--- Task to carry out ---
Up to and including the line with "counts = [2, 8, 13, 15, 6, 24, 16, 5, 10]", write out the listing from its first line, minus the pictures.

--- Given material ---
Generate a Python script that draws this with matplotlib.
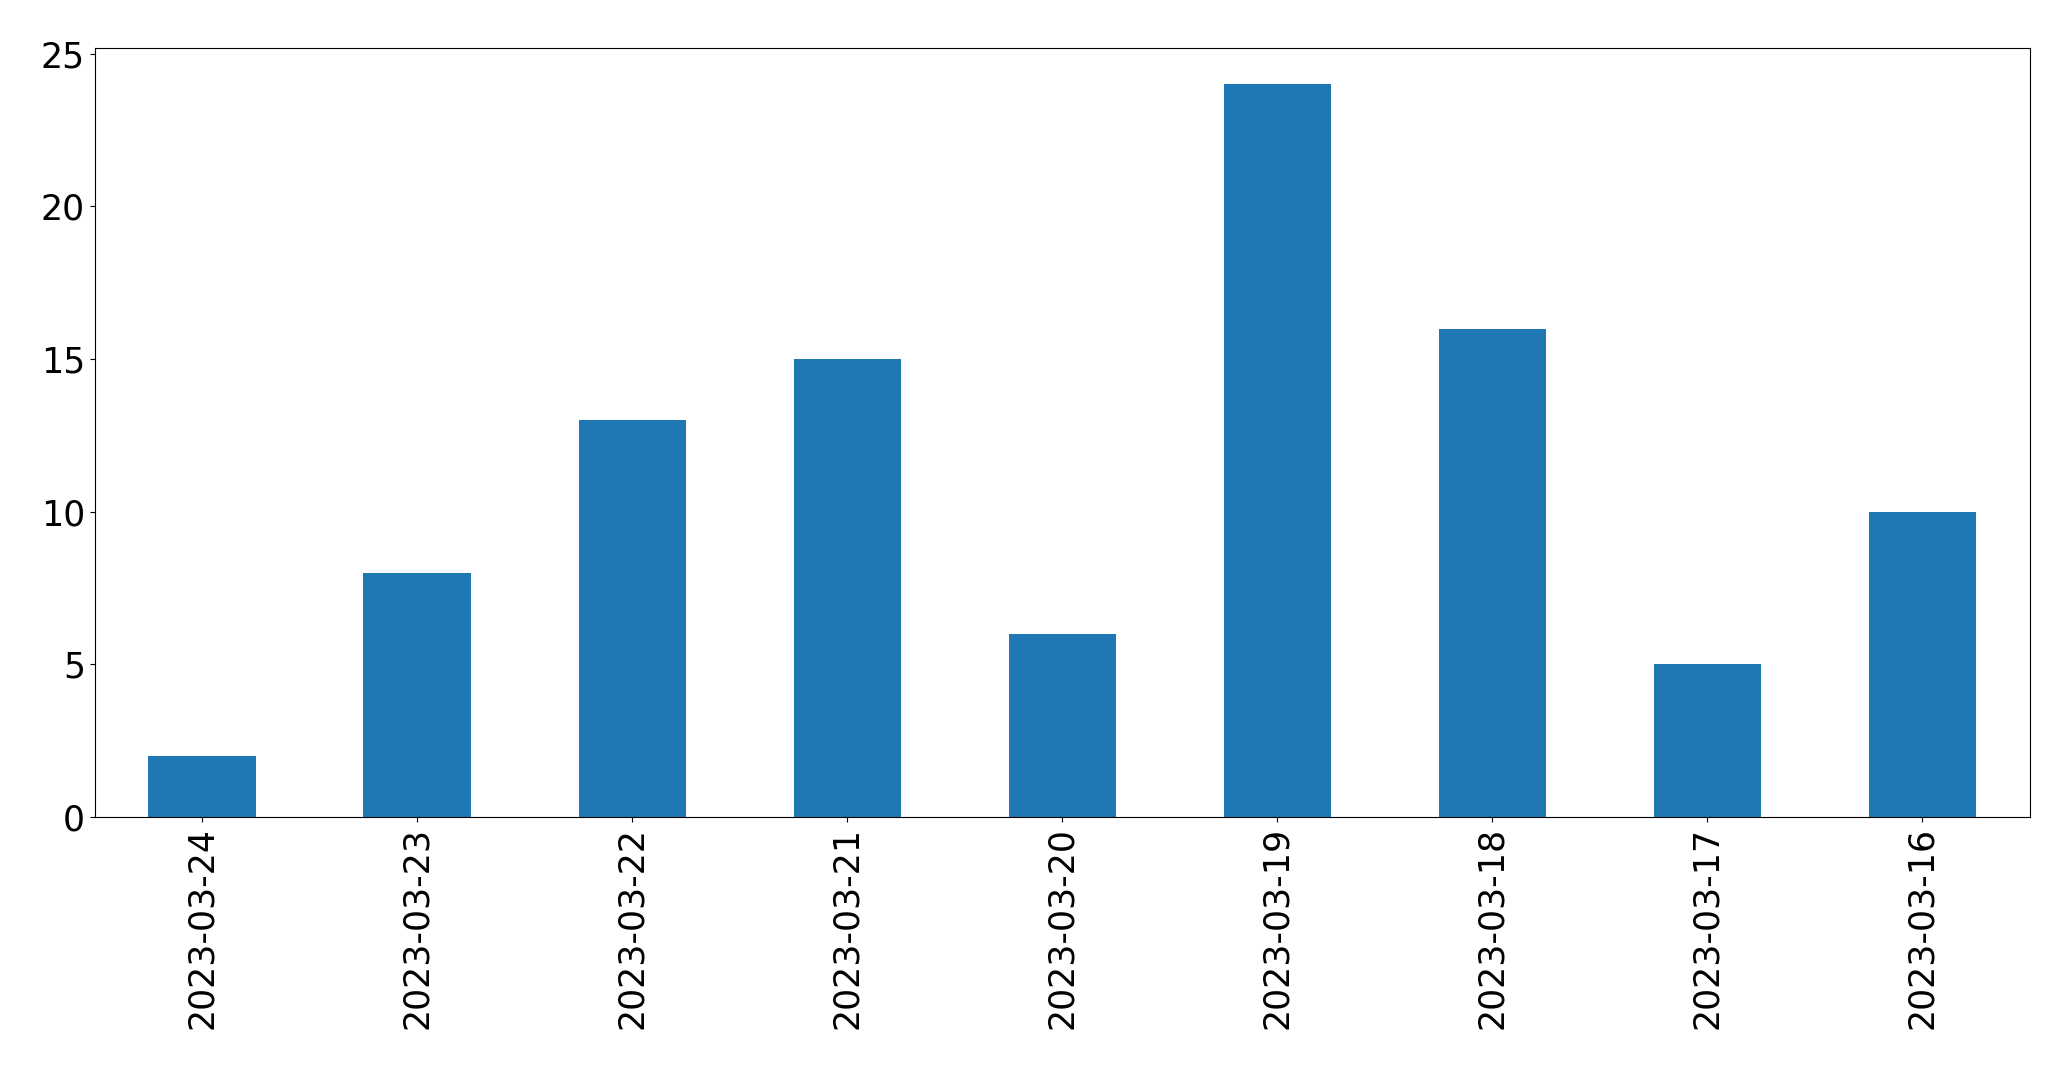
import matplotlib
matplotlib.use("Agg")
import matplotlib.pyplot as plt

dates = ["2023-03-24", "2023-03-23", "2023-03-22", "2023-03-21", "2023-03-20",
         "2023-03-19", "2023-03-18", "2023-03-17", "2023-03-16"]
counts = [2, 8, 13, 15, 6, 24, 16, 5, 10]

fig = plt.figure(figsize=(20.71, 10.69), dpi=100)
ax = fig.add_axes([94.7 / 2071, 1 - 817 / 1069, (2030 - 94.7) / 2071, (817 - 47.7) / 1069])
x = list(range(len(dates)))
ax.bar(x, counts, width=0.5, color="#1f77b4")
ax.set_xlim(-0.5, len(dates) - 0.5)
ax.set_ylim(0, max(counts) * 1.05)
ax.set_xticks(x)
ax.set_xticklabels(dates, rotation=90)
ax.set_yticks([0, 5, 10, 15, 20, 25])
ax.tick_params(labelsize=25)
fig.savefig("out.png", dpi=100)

--- Result ---
Generate a Python script that draws this with matplotlib.
import matplotlib
matplotlib.use("Agg")
import matplotlib.pyplot as plt

dates = ["2023-03-24", "2023-03-23", "2023-03-22", "2023-03-21", "2023-03-20",
         "2023-03-19", "2023-03-18", "2023-03-17", "2023-03-16"]
counts = [2, 8, 13, 15, 6, 24, 16, 5, 10]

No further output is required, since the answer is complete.